• [What this task involves] From the very first line of the data to the line containing "import plotly.graph_objects as go", retype everything exactly, leaving the pictures behind.

• [Data to use]

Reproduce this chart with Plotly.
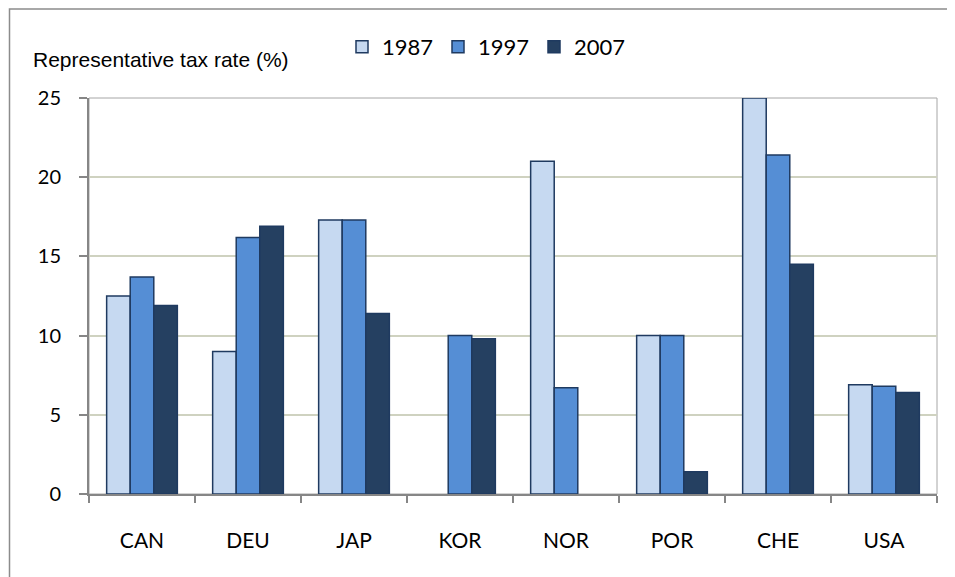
import plotly.graph_objects as go

categories = ["CAN", "DEU", "JAP", "KOR", "NOR", "POR", "CHE", "USA"]
years = ["1987", "1997", "2007"]
v1987 = [12.5, 9.0, 17.3, None, 21.0, 10.0, 25.0, 6.9]
v1997 = [13.7, 16.2, 17.3, 10.0, 6.7, 10.0, 21.4, 6.8]
v2007 = [11.9, 16.9, 11.4, 9.8, None, 1.4, 14.5, 6.4]
yticks = [0, 5, 10, 15, 20, 25]
title_text = "Representative tax rate (%)"

fills = ["#C6D9F1", "#558ED5", "#254061"]
outline = "#1F3A60"

W, H = 955, 577
OFF = 8  # page body margin: screen coordinate = figure coordinate + 8
SL, SR, ST, SB = 89, 937, 98, 494
L, T = SL - OFF, ST - OFF
R, B = W - (SR - OFF), H - (SB - OFF)
pw, ph = SR - SL, SB - ST

fig = go.Figure()
for name, vals, col in zip(years, [v1987, v1997, v2007], fills):
    fig.add_trace(go.Bar(
        x=categories, y=vals, name=name,
        marker=dict(color=col, line=dict(color=outline, width=1.5)),
    ))

def px_x(p):
    return (p - SL) / pw

def px_y(p):
    return (SB - p) / ph

shapes = [
    dict(type="rect", xref="paper", yref="paper",
         x0=px_x(9.5), x1=px_x(990), y0=px_y(9), y1=px_y(620),
         line=dict(color="#8c8c8c", width=1.5), fillcolor="rgba(0,0,0,0)", layer="above"),
    dict(type="rect", xref="paper", yref="paper", x0=0, x1=1, y0=0, y1=1,
         line=dict(color="#a6a6a6", width=1), fillcolor="rgba(0,0,0,0)", layer="below"),
]

fig.update_layout(
    width=W, height=H,
    margin=dict(l=L, r=R, t=T, b=B, autoexpand=False),
    paper_bgcolor="white", plot_bgcolor="white",
    barmode="group", bargap=0.333, bargroupgap=0,
    font=dict(family="Lato, Calibri, sans-serif", color="#000000", size=19),
    showlegend=True,
    legend=dict(orientation="h", xref="container", yref="container",
                x=334 / W, y=1 - 18 / H, xanchor="left", yanchor="top",
                font=dict(size=22, family="Lato, Calibri, sans-serif"),
                entrywidth=51, entrywidthmode="pixels",
                bgcolor="rgba(0,0,0,0)", traceorder="normal"),
    shapes=shapes,
    annotations=[dict(text=title_text, xref="paper", yref="paper",
                      x=px_x(31), y=px_y(59), xanchor="left", yanchor="middle",
                      showarrow=False,
                      font=dict(family="Liberation Sans Narrow, Arial Narrow, Liberation Sans, Arial, sans-serif",
                                size=21, color="#000000"))],
)

fig.update_xaxes(
    type="category", showgrid=False, tickson="boundaries",
    ticks="outside", ticklen=7, tickwidth=2, tickcolor="#868686",
    showline=True, linecolor="#868686", linewidth=2,
    tickfont=dict(size=21), ticklabelstandoff=27,
)
fig.update_yaxes(
    range=[0, 25], tickvals=yticks, ticktext=[str(t) for t in yticks],
    showgrid=True, gridcolor="#CFD2C0", gridwidth=1.5,
    ticks="outside", ticklen=8, tickwidth=2, tickcolor="#868686",
    showline=True, linecolor="#868686", linewidth=2,
    tickfont=dict(size=20), ticklabelstandoff=14, zeroline=False,
)

fig.write_html("out.html")
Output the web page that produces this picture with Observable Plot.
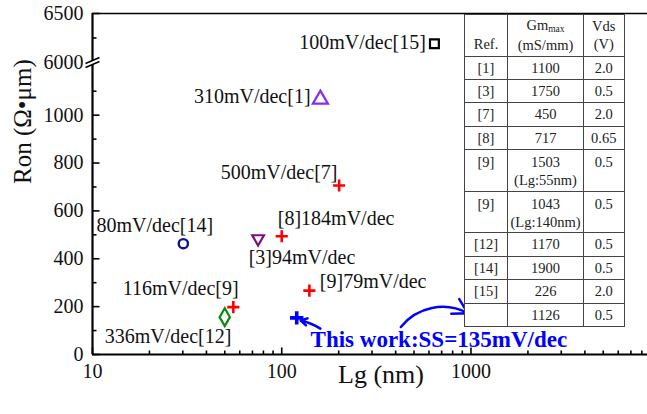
<!DOCTYPE html>
<html><head><meta charset="utf-8">
<script src="https://cdn.jsdelivr.net/npm/d3@7"></script>
<script src="https://cdn.jsdelivr.net/npm/@observablehq/plot@0.6"></script>
<style>
html,body{margin:0;padding:0;background:#fff;}
#wrap{position:relative;width:647px;height:414px;overflow:hidden;font-family:"Liberation Serif","Times New Roman",serif;}
#wrap svg text{font-family:"Liberation Serif","Times New Roman",serif;}
#tbl{position:absolute;left:464px;top:13.5px;border-collapse:collapse;background:#fff;font-size:14.5px;color:#222;font-family:"Liberation Serif","Times New Roman",serif;}
#tbl td{border:1px solid #444;text-align:center;padding:0;line-height:18px;vertical-align:middle;font-family:"Liberation Serif","Times New Roman",serif;}
#tbl td.top{vertical-align:top;padding-top:3px;}
#tbl td.bot{vertical-align:bottom;padding-bottom:3px;}
#tbl sub{font-size:9.5px;vertical-align:baseline;position:relative;top:2px;}
</style></head><body><div id="wrap"></div>
<script>
// ---- data ----
const pointRef = ["[15]", "[1]", "[7]", "[14]", "[3]", "[8]", "[9] 140nm", "[9] 55nm", "[12]", "This work"];
const pointLg  = [641, 160, 201, 30.2, 75, 100, 140, 55.5, 50, 120];       // Lg (nm)
const pointRon = [6191, 1066, 706, 463, 484, 494, 267, 198, 156, 153];     // Ron (ohm·um)

const labelText = ["100mV/dec[15]", "310mV/dec[1]", "500mV/dec[7]", "80mV/dec[14]", "[8]184mV/dec", "[3]94mV/dec", "116mV/dec[9]", "[9]79mV/dec", "336mV/dec[12]"];
const labelLg   = [578, 142, 197, 10.5, 95.3, 66.9, 59.2, 159, 11.6];
const labelRon  = [6205, 1079, 758, 539, 568, 403, 276, 306, 73];
const labelSide = ["end", "end", "end", "start", "start", "start", "end", "start", "start"];

const workText = "This work:SS=135mV/dec";
const workLg = 142, workRon = 62;

const arrowLg1  = [160, 426];
const arrowRon1 = [108, 115];
const arrowLg2  = [126, 964];
const arrowRon2 = [142, 172];

const yMajorTicks = [0, 200, 400, 600, 800, 1000, 6500];
const yMinorTicks = [100, 300, 500, 700, 900, 1100, 6250];
const yTickLabels = [0, 200, 400, 600, 800, 1000, 6000, 6500];
const xMajorTicks = [10, 100, 1000, 10000];
const xTickLabels = [10, 100, 1000];
const xMinorTicks = [20,30,40,50,60,70,80,90,200,300,400,500,600,700,800,900,2000,3000,4000,5000,6000,7000,8000,9000];

const tRef  = ["[1]","[3]","[7]","[8]","[9]","[9]","[12]","[14]","[15]",""];
const tGm   = ["1100","1750","450","717","1503","1043","1170","1900","226","1126"];
const tNote = ["","","","","(Lg:55nm)","(Lg:140nm)","","","",""];
const tVds  = ["2.0","0.5","2.0","0.65","0.5","0.5","0.5","0.5","2.0","0.5"];

// ---- symbols ----
const sym = (f) => ({draw: f});
const tickRight = sym((c) => { c.moveTo(0, 0); c.lineTo(7, 0); });
const tickRightMinor = sym((c) => { c.moveTo(0, 0); c.lineTo(4, 0); });
const tickUp = sym((c) => { c.moveTo(0, 0); c.lineTo(0, -7); });
const tickUpMinor = sym((c) => { c.moveTo(0, 0); c.lineTo(0, -4); });
const breakFill = sym((c) => { c.moveTo(-7, 1); c.lineTo(7, -5); c.lineTo(7, -1); c.lineTo(-7, 5); c.closePath(); });
const breakLines = sym((c) => { c.moveTo(-7, 1); c.lineTo(7, -5); c.moveTo(-7, 5); c.lineTo(7, -1); });
const triDown = sym((c, size) => {
  const s = Math.sqrt(size) * 0.6824, t = s / 2, u = s * Math.sqrt(3) / 2;
  c.moveTo(0, s); c.lineTo(u, -t); c.lineTo(-u, -t); c.closePath();
});

const markerStyle = [
  {symbol: "square", stroke: "#000", r: 5, sw: 2.2},
  {symbol: "triangle", stroke: "#8B2BF0", r: 5.6, sw: 2.2},
  {symbol: "plus", stroke: "#FF0000", r: 4, sw: 2.6},
  {symbol: "circle", stroke: "#10108A", r: 4.6, sw: 2.4},
  {symbol: triDown, stroke: "#7A107E", r: 5.6, sw: 2.2},
  {symbol: "plus", stroke: "#FF0000", r: 4, sw: 2.6},
  {symbol: "plus", stroke: "#FF0000", r: 4, sw: 2.6},
  {symbol: "plus", stroke: "#FF0000", r: 4, sw: 2.6},
  {symbol: "diamond", stroke: "#0A8A0A", r: 5.4, sw: 2.2},
  {symbol: "plus", stroke: "#0000FF", r: 4.4, sw: 3.6}
];

const points = pointRef.map((ref, i) => ({ref, lg: pointLg[i], ron: pointRon[i]}));
const labels = labelText.map((text, i) => ({text, lg: labelLg[i], ron: labelRon[i], side: labelSide[i]}));
const arrows = arrowLg1.map((v, i) => ({x1: v, y1: arrowRon1[i], x2: arrowLg2[i], y2: arrowRon2[i]}));

const font = "Liberation Serif";
const chart = Plot.plot({
  width: 647, height: 414,
  marginLeft: 92, marginRight: 0, marginTop: 13, marginBottom: 60,
  style: {fontFamily: font, background: "white"},
  x: {type: "log", domain: [10, 10000], range: [92, 659.7], axis: null},
  y: {type: "linear", domain: [0, 1220, 6000, 6500], range: [354, 62, 62, 13], axis: null},
  marks: [
    Plot.ruleY([6500], {stroke: "#000", strokeWidth: 1.6}),
    Plot.ruleY([0], {stroke: "#000", strokeWidth: 2.2}),
    Plot.ruleX([10], {stroke: "#000", strokeWidth: 2.2}),
    Plot.dot(yMajorTicks, {x: () => 10, y: d => d, symbol: tickRight, r: 1, stroke: "#000", strokeWidth: 1.6, fill: "none"}),
    Plot.dot(yMinorTicks, {x: () => 10, y: d => d, symbol: tickRightMinor, r: 1, stroke: "#000", strokeWidth: 1.6, fill: "none"}),
    Plot.dot(xMajorTicks, {x: d => d, y: () => 0, symbol: tickUp, r: 1, stroke: "#000", strokeWidth: 1.6, fill: "none"}),
    Plot.dot(xMinorTicks, {x: d => d, y: () => 0, symbol: tickUpMinor, r: 1, stroke: "#000", strokeWidth: 1.6, fill: "none"}),
    Plot.dot([6000], {x: () => 10, y: d => d, symbol: breakFill, r: 1, fill: "white", stroke: "none"}),
    Plot.dot([6000], {x: () => 10, y: d => d, symbol: breakLines, r: 1, fill: "none", stroke: "#000", strokeWidth: 1.6}),
    Plot.text(yTickLabels, {x: () => 10, y: d => d, text: d => String(d), textAnchor: "end", dx: -9, fontSize: 20, fill: "#111"}),
    Plot.text(xTickLabels, {x: d => d, y: () => 0, text: d => String(d), dy: 17, fontSize: 20, fill: "#111"}),
    Plot.text(["Lg (nm)"], {frameAnchor: "bottom", text: d => d, dx: 11, dy: 28, fontSize: 26, fill: "#111"}),
    Plot.text(["Ron (Ω•μm)"], {frameAnchor: "left", text: d => d, dx: -70, rotate: -90, fontSize: 25, fill: "#111"}),
    ...points.map((p, i) => Plot.dot([p], {x: "lg", y: "ron", symbol: markerStyle[i].symbol, r: markerStyle[i].r, stroke: markerStyle[i].stroke, strokeWidth: markerStyle[i].sw, fill: "none"})),
    Plot.text(labels.filter(d => d.side === "start"), {x: "lg", y: "ron", text: "text", textAnchor: "start", fontSize: 20, fill: "#111"}),
    Plot.text(labels.filter(d => d.side === "end"), {x: "lg", y: "ron", text: "text", textAnchor: "end", fontSize: 20, fill: "#111"}),
    Plot.text([workText], {x: () => workLg, y: () => workRon, text: d => d, textAnchor: "start", fontSize: 23, fontWeight: "bold", fill: "#0000FF"}),
    Plot.arrow(arrows.slice(0, 1), {x1: "x1", y1: "y1", x2: "x2", y2: "y2", bend: -10, stroke: "#0000FF", strokeWidth: 2.5, headLength: 9}),
    Plot.arrow(arrows.slice(1), {x1: "x1", y1: "y1", x2: "x2", y2: "y2", bend: 40, stroke: "#0000FF", strokeWidth: 2.5, headLength: 10})
  ]
});
const wrap = document.getElementById("wrap");
wrap.appendChild(chart);

// ---- inset table ----
const colW = [43, 76, 40.5];
const rowH = [42, 23.4, 23.4, 23.4, 23.4, 42, 41, 23.5, 23.5, 23.5, 23.5];
let html = `<table id="tbl"><colgroup>${colW.map(w => `<col style="width:${w}px">`).join("")}</colgroup>`;
html += `<tr style="height:${rowH[0]}px"><td class="bot">Ref.</td><td>Gm<sub>max</sub><br>(mS/mm)</td><td>Vds<br>(V)</td></tr>`;
tRef.forEach((r, i) => {
  const h = rowH[i + 1];
  if (tNote[i]) {
    html += `<tr style="height:${h}px"><td class="top">${r}</td><td class="top">${tGm[i]}<br>${tNote[i]}</td><td class="top">${tVds[i]}</td></tr>`;
  } else {
    html += `<tr style="height:${h}px"><td>${r}</td><td>${tGm[i]}</td><td>${tVds[i]}</td></tr>`;
  }
});
html += `</table>`;
wrap.insertAdjacentHTML("beforeend", html);
</script></body></html>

• [Answer to this exercise]
Reproduce this chart with Plotly.
import plotly.graph_objects as go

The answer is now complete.